Protecting the sacred water. Protecting the sacred land. The Standing Rock Sioux are inspiring the world with their resistance against the Dakota Access Pipeline. They've voiced environmental concerns. They've performed sacred rituals. They've stood in solidarity with indigenous Native Americans seeking to be heard. And, the movement keeps growing. Through prayer, meditation and peaceful demonstration, thousands of tribal members and non-native people continue to take a stand. And here’s why:
“In honor of our future generations, we fight this pipeline to protect our water, our sacred places, and all living beings.” - Oceti Sakowin Tribe
Water is Life
Gathered at Standing Rock, tribes are trying to stop a natural gas pipeline operator from demolishing what they call their sacred sites. In it’s place, an 1,172-mile oil pipeline that runs from North Dakota to Illinois, is set to be constructed. As well as their sacred land, the tribes also want to protect the Missouri River, the primary water source for the Standing Rock Reservation, from a potential pipeline leak.
Members of the tribe, whose reservation is near the project's path, believe the pipeline would affect its supply of drinking water and place downstream communities at risk of contamination from potential oil spills.
History in the Making
The scope of the resistance at Standing Rock exceeds just about every protest in Native American history.
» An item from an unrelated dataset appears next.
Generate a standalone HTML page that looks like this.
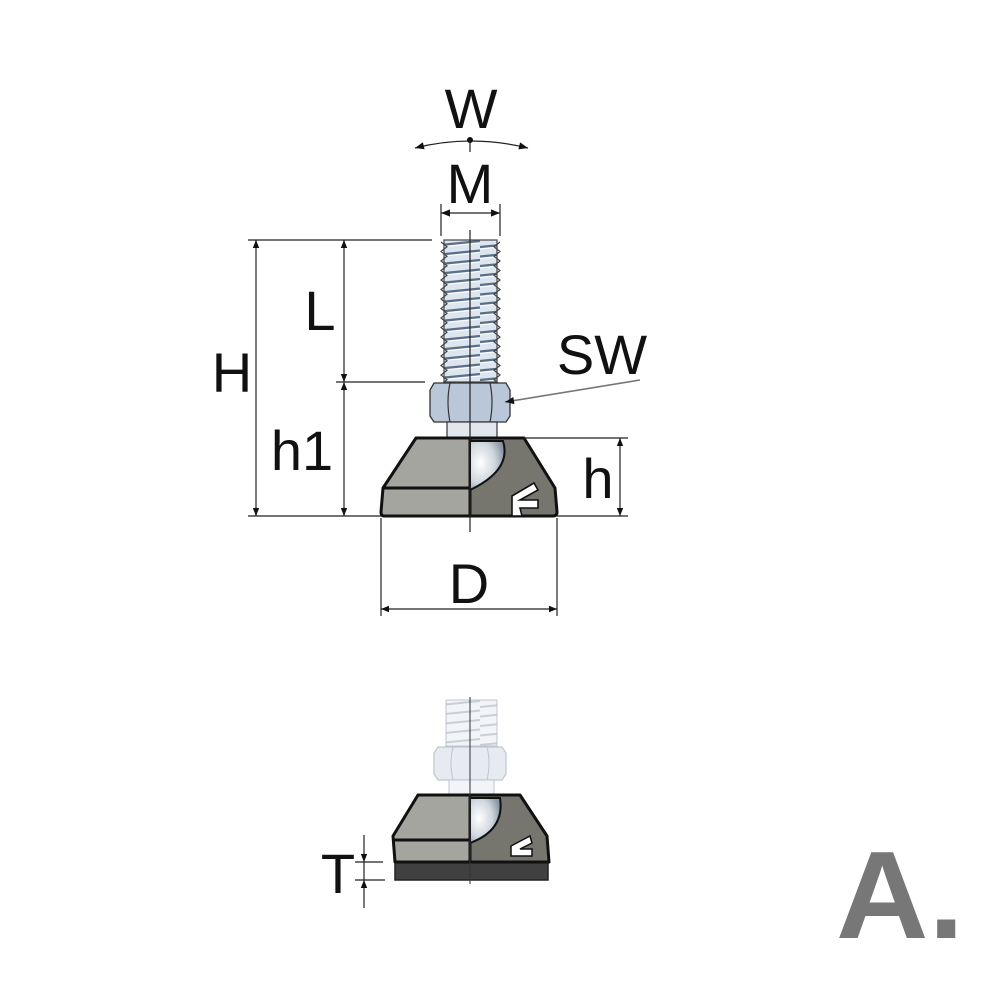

Because, opposing Big Oil and Gas is no small thing. We need only take a look at the Peruvian Amazon oil spills to see the harsh environmental damage that could have been prevented. Since 2011, 23 ruptures in the 687-mile pipeline have occurred, when earlier this year over 3,000 barrels of oil polluted rivers and prompted an indigenous community to hold Big Oil officials hostage for aid. Let us not forget.
Why Do We Need Fossil Fuel Anyway?
Fossil fuels are used throughout the world to power everything from cars to lights in the home. But is it right to use them? Are they safe to use? Should we be trying to cut down how much we use year on year? Nowadays, there are more and more alternatives to fossil fuels, including renewable sources of energy such as solar, wind, and hydro power. The most common fossil fuels are coal, natural gas and petroleum, all of which have been formed over millions of years. Now, as the populations grow, resources are running low.
Once we have used up all the fossil fuels that currently exist on this planet, we will need to find alternative ways of heating and lighting our homes as well as traveling all over the globe, anyway. So why not start now – and, let the nature flourish and grow?